---- MATERIAL FOR THIS EXERCISE

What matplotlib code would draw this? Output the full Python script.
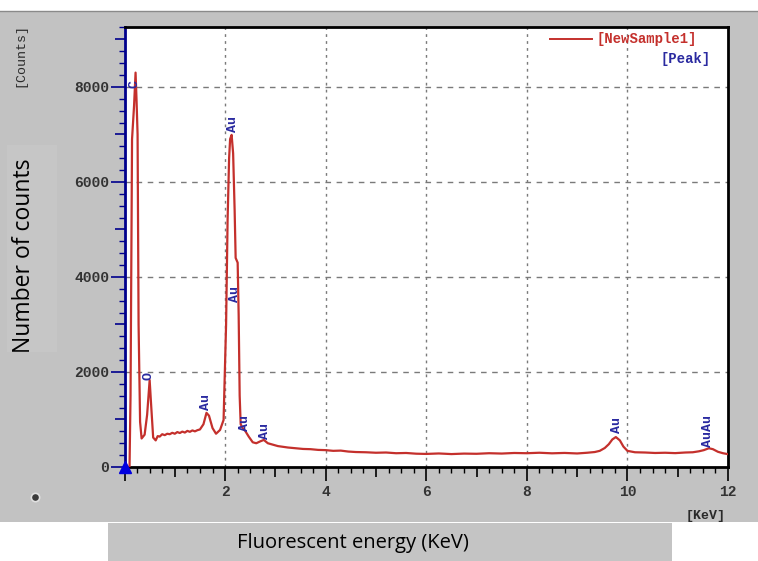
import numpy as np
import matplotlib.pyplot as plt
from matplotlib.patches import Rectangle
from matplotlib.lines import Line2D

# spectrum (keV, counts)
energy = [0.00, 0.10, 0.12, 0.15, 0.19, 0.22, 0.24, 0.26, 0.28, 0.31, 0.34,
          0.40, 0.45, 0.50, 0.53, 0.57, 0.62, 0.66, 0.70, 0.75, 0.80, 0.85,
          0.90, 0.95, 1.00, 1.05, 1.10, 1.15, 1.20, 1.25, 1.30, 1.35, 1.40,
          1.45, 1.50, 1.57, 1.63, 1.68, 1.75, 1.82, 1.90, 1.97, 2.02, 2.05,
          2.08, 2.10, 2.13, 2.16, 2.19, 2.21, 2.25, 2.27, 2.29, 2.31, 2.35,
          2.40, 2.47, 2.55, 2.62, 2.70, 2.77, 2.85, 2.95, 3.05, 3.15, 3.25,
          3.40, 3.55, 3.70, 3.85, 4.00, 4.15, 4.30, 4.45, 4.60, 4.80, 5.00,
          5.20, 5.40, 5.60, 5.80, 6.00, 6.25, 6.50, 6.75, 7.00, 7.25, 7.50,
          7.75, 8.00, 8.25, 8.50, 8.75, 9.00, 9.20, 9.35, 9.45, 9.55, 9.63,
          9.70, 9.77, 9.85, 9.92, 10.00, 10.15, 10.35, 10.55, 10.75, 10.95,
          11.15, 11.30, 11.42, 11.52, 11.62, 11.70, 11.80, 11.90, 12.00]
counts = [0, 0, 1500, 6900, 7600, 8300, 7700, 7000, 3000, 950, 600,
          680, 1100, 1830, 1300, 620, 560, 650, 640, 690, 670, 700,
          690, 720, 700, 735, 715, 745, 725, 760, 740, 770, 750,
          775, 790, 900, 1140, 1080, 820, 700, 780, 990, 3000, 5200,
          6500, 6900, 6990, 6600, 5400, 4400, 4300, 3200, 1500, 900, 820,
          760, 640, 520, 500, 540, 570, 500, 470, 440, 425, 410,
          395, 380, 375, 360, 355, 340, 345, 325, 315, 310, 300,
          305, 290, 295, 280, 275, 285, 272, 282, 278, 290, 283,
          295, 290, 300, 288, 296, 285, 300, 315, 340, 400, 480,
          580, 630, 560, 430, 340, 310, 305, 295, 300, 292,
          305, 310, 330, 355, 395, 375, 320, 290, 270]

# peak markers: label, energy, counts where the text starts
peak_names = ["C", "O", "Au", "Au", "Au", "Au", "Au", "Au", "AuAu"]
peak_energy = [0.20, 0.48, 1.63, 2.16, 2.20, 2.40, 2.80, 9.80, 11.60]
peak_counts = [7980, 1830, 1200, 7050, 3470, 760, 590, 715, 420]

W, H = 758, 561
fig = plt.figure(figsize=(W / 100, H / 100), dpi=100)
fig.patch.set_facecolor("white")


def fx(px):
    return px / W


def fy(py):
    return 1 - py / H


def box(x0, y0, x1, y1, color):
    fig.patches.append(Rectangle((fx(x0), fy(y1)), fx(x1) - fx(x0), fy(y0) - fy(y1),
                                 transform=fig.transFigure, facecolor=color,
                                 edgecolor="none", zorder=-2))


# grey panel and the two label boxes
box(0, 11, W, 522, "#c2c2c2")
fig.lines.append(Line2D([0, 1], [fy(11), fy(11)], transform=fig.transFigure,
                        color="#8a8a8a", lw=1, zorder=-1))
box(7, 145, 57, 352, "#c6c6c6")
box(108, 523, 672, H, "#c4c4c4")

ax = fig.add_axes([fx(124.5), fy(467), fx(728) - fx(124.5), fy(27) - fy(467)])
ax.set_zorder(2)
ax.set_facecolor("white")
ax.set_xlim(0, 12)
ax.set_ylim(0, 9260)

for v in np.arange(2, 12, 2):
    ax.axvline(v, color="#7a7a7a", lw=1, ls=(0, (2, 3)), zorder=1)
for v in np.arange(2000, 9000, 2000):
    ax.axhline(v, color="#7a7a7a", lw=1, ls=(0, (4, 4)), zorder=1)

ax.plot(energy, counts, color="#c4302c", lw=1.6, zorder=3)

mono = "Liberation Mono"
for name, e, c in zip(peak_names, peak_energy, peak_counts):
    ax.text(e, c, name, rotation=90, ha="center", va="bottom", color="#2a2aa0",
            family=mono, fontweight="bold", fontsize=9.5, zorder=4)

# axes styling
for s in ["top", "right", "bottom"]:
    ax.spines[s].set_color("black")
    ax.spines[s].set_linewidth(2)
ax.spines["left"].set_color("#00008c")
ax.spines["left"].set_linewidth(2)

ax.set_xticks(np.arange(0, 13, 1))
ax.set_xticks(np.arange(0, 12.01, 0.25), minor=True)
ax.set_xticklabels(["" if (i % 2 or i == 0) else str(i) for i in range(13)])
ax.set_yticks(np.arange(0, 9001, 1000))
ax.set_yticks(np.arange(0, 9260, 250), minor=True)
ax.set_yticklabels([str(v) if v % 2000 == 0 else "" for v in range(0, 9001, 1000)])

ax.tick_params(axis="x", which="major", length=7, width=1.2, color="black",
               pad=6, labelcolor="#333333")
ax.tick_params(axis="x", which="minor", length=4, width=1, color="black")
ax.tick_params(axis="y", which="major", length=7, width=1.2, color="#00008c",
               pad=4, labelcolor="#333333")
ax.tick_params(axis="y", which="minor", length=4, width=1, color="#00008c")
for i, t in enumerate(ax.xaxis.get_major_ticks()):
    t.tick1line.set_markersize(10 if i % 2 == 0 else 7)
for i, t in enumerate(ax.yaxis.get_major_ticks()):
    t.tick1line.set_markersize(10 if i % 2 == 0 else 7)
for lab in ax.get_xticklabels() + ax.get_yticklabels():
    lab.set_family(mono)
    lab.set_fontweight("bold")
    lab.set_fontsize(10.5)

# origin triangle
ax.plot([0], [0], marker="^", color="#0000e0", markersize=9, clip_on=False, zorder=5)

# legend drawn like the instrument software
ax.plot([0.705, 0.775], [0.973, 0.973], transform=ax.transAxes, color="#c4302c", lw=1.4)
ax.text(0.782, 0.973, "[NewSample1]", transform=ax.transAxes, ha="left", va="center",
        color="#c4302c", family=mono, fontweight="bold", fontsize=10)
ax.text(0.972, 0.928, "[Peak]", transform=ax.transAxes, ha="right", va="center",
        color="#2a2aa0", family=mono, fontweight="bold", fontsize=10)

fig.text(fx(20), fy(55), "[Counts]", rotation=90, ha="center", va="center",
         color="#2a2a2a", family=mono, fontsize=9.5)
fig.text(fx(706), fy(516), "[KeV]", ha="center", va="center",
         color="#2a2a2a", family=mono, fontweight="bold", fontsize=9.5)
fig.lines.append(Line2D([fx(35)], [fy(497)], transform=fig.transFigure, marker="o",
                        markersize=6, markerfacecolor="#3a3a3a",
                        markeredgecolor="#e0e0e0", markeredgewidth=1.2))

fig.text(fx(24), fy(256), "Number of counts", rotation=90, ha="center", va="center",
         color="black", family="Open Sans", fontsize=16.5)
fig.text(fx(353), fy(543), "Fluorescent energy (KeV)", ha="center", va="center",
         color="black", family="Open Sans", fontsize=14.5)

fig.savefig("out.png", dpi=100)
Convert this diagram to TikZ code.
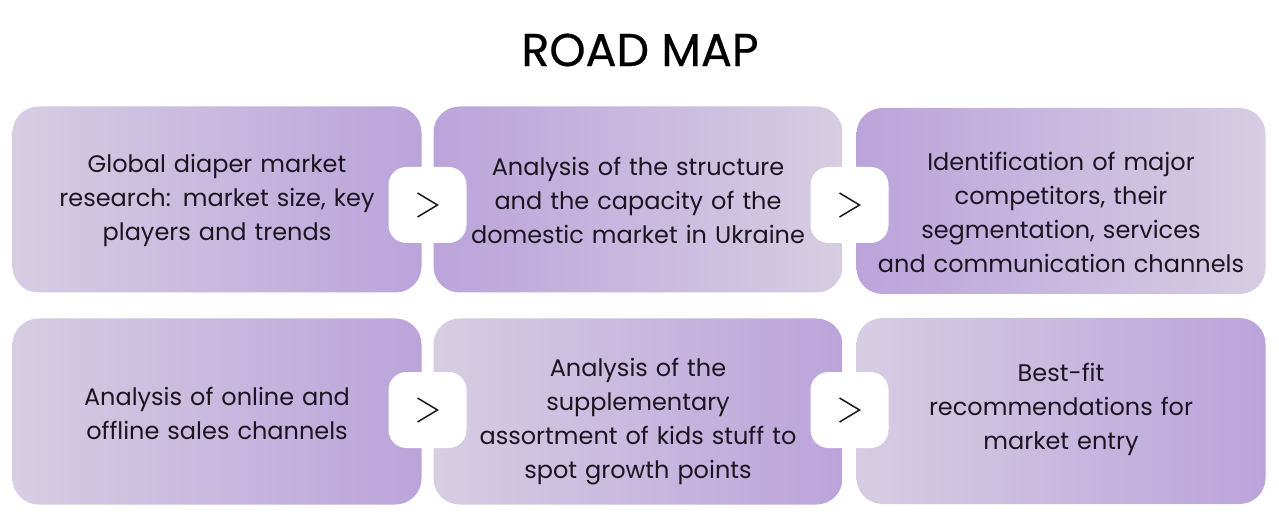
\documentclass[tikz,border=0pt]{standalone}
\usepackage{fontspec}
\setmainfont{Poppins}
\newfontfamily\titlefont[FakeBold=0.6]{Poppins}
\definecolor{ink}{HTML}{1B1522}
\definecolor{lilaclight}{HTML}{D6CDE3}
\definecolor{lilacdark}{HTML}{BBA4DA}
\begin{document}
\begin{tikzpicture}[x=1pt, y=-1pt,
  box/.style={rounded corners=26pt, minimum width=409pt, minimum height=186pt,
    inner sep=0pt},
  boxtext/.style={text width=400pt, align=center, text=ink, inner sep=0pt,
    font=\fontsize{24}{34}\selectfont},
  badge/.style={fill=white, rounded corners=18pt, minimum width=78pt,
    minimum height=76pt, inner sep=0pt},
  chevron/.style={draw=ink, line width=1.5pt, line join=miter}]
\useasboundingbox[fill=white] (0,0) rectangle (1279,518);
 \node[text=black, font=\titlefont\fontsize{46}{46}\selectfont] (title) at (640,50) {ROAD MAP};
 \node[box, left color=lilaclight, right color=lilacdark] (1) at (217,199.5) {};
 \node[box, left color=lilacdark, right color=lilaclight] (2) at (638,199.5) {};
 \node[box, left color=lilacdark, right color=lilaclight] (3) at (1061,201) {};
 \node[box, left color=lilaclight, right color=lilacdark] (4) at (217,411.5) {};
 \node[box, left color=lilaclight, right color=lilacdark] (5) at (638,411.5) {};
 \node[box, left color=lilaclight, right color=lilacdark] (6) at (1061,411) {};
 \node[boxtext] (t1) at (217,200.5) {Global diaper market\\research: market size, key\\players and trends};
 \node[boxtext] (t2) at (638,200.5) {Analysis of the structure\\and the capacity of the\\domestic market in Ukraine};
 \node[boxtext] (t3) at (1061,212.5) {Identification of major\\competitors, their\\segmentation, services\\and communication channels};
 \node[boxtext] (t4) at (217,413.5) {Analysis of online and\\offline sales channels};
 \node[boxtext] (t5) at (638,421.5) {Analysis of the\\supplementary\\assortment of kids stuff to\\spot growth points};
 \node[boxtext] (t6) at (1061,409.5) {Best-fit\\recommendations for\\market entry};
 \node[badge] (12) at (427.5,205) {};
 \node[badge] (23) at (849.5,205) {};
 \node[badge] (45) at (427.5,410) {};
 \node[badge] (56) at (849.5,410) {};
\draw[chevron] ([shift={(-10,-12)}]12.center) -- ([shift={(10,0)}]12.center) -- ([shift={(-10,12)}]12.center);
\draw[chevron] ([shift={(-10,-12)}]23.center) -- ([shift={(10,0)}]23.center) -- ([shift={(-10,12)}]23.center);
\draw[chevron] ([shift={(-10,-12)}]45.center) -- ([shift={(10,0)}]45.center) -- ([shift={(-10,12)}]45.center);
\draw[chevron] ([shift={(-10,-12)}]56.center) -- ([shift={(10,0)}]56.center) -- ([shift={(-10,12)}]56.center);
\end{tikzpicture}
\end{document}
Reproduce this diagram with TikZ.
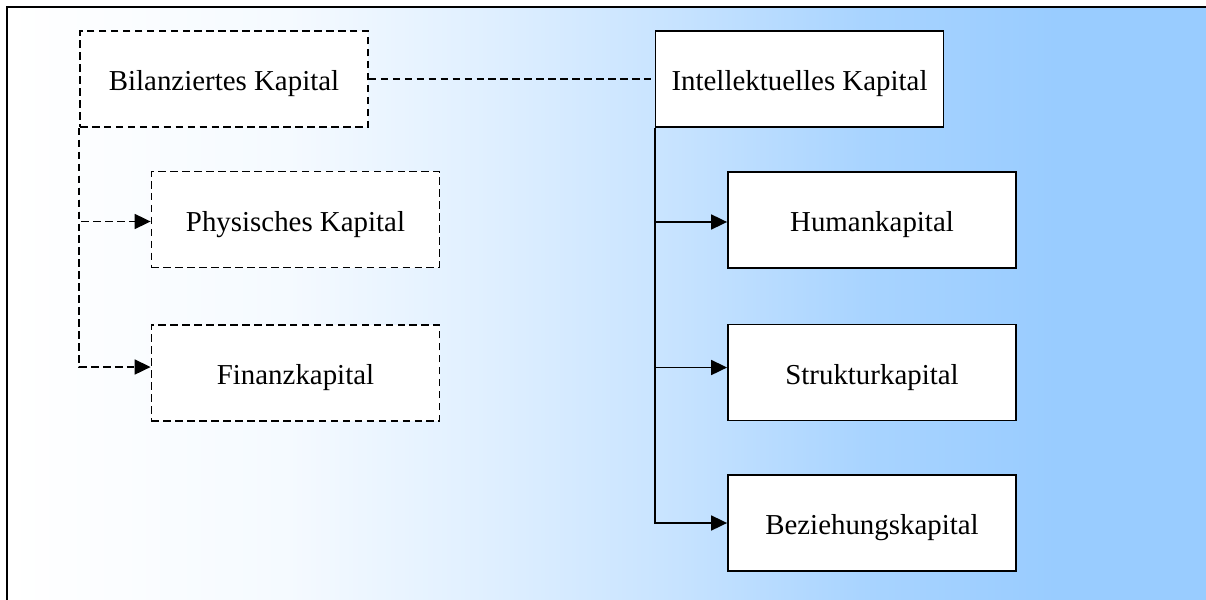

--------

◆ TASK INSTRUCTIONS ◆
Your task is to reproduce the entries above word for word, from the first line through the line with "from matplotlib.lines import Line2D", and please leave out any pictures.

◆ EXPECTED ANSWER ◆
What matplotlib code would draw this? Output the full Python script.
import numpy as np
import matplotlib.pyplot as plt
from matplotlib.patches import Rectangle
from matplotlib.lines import Line2D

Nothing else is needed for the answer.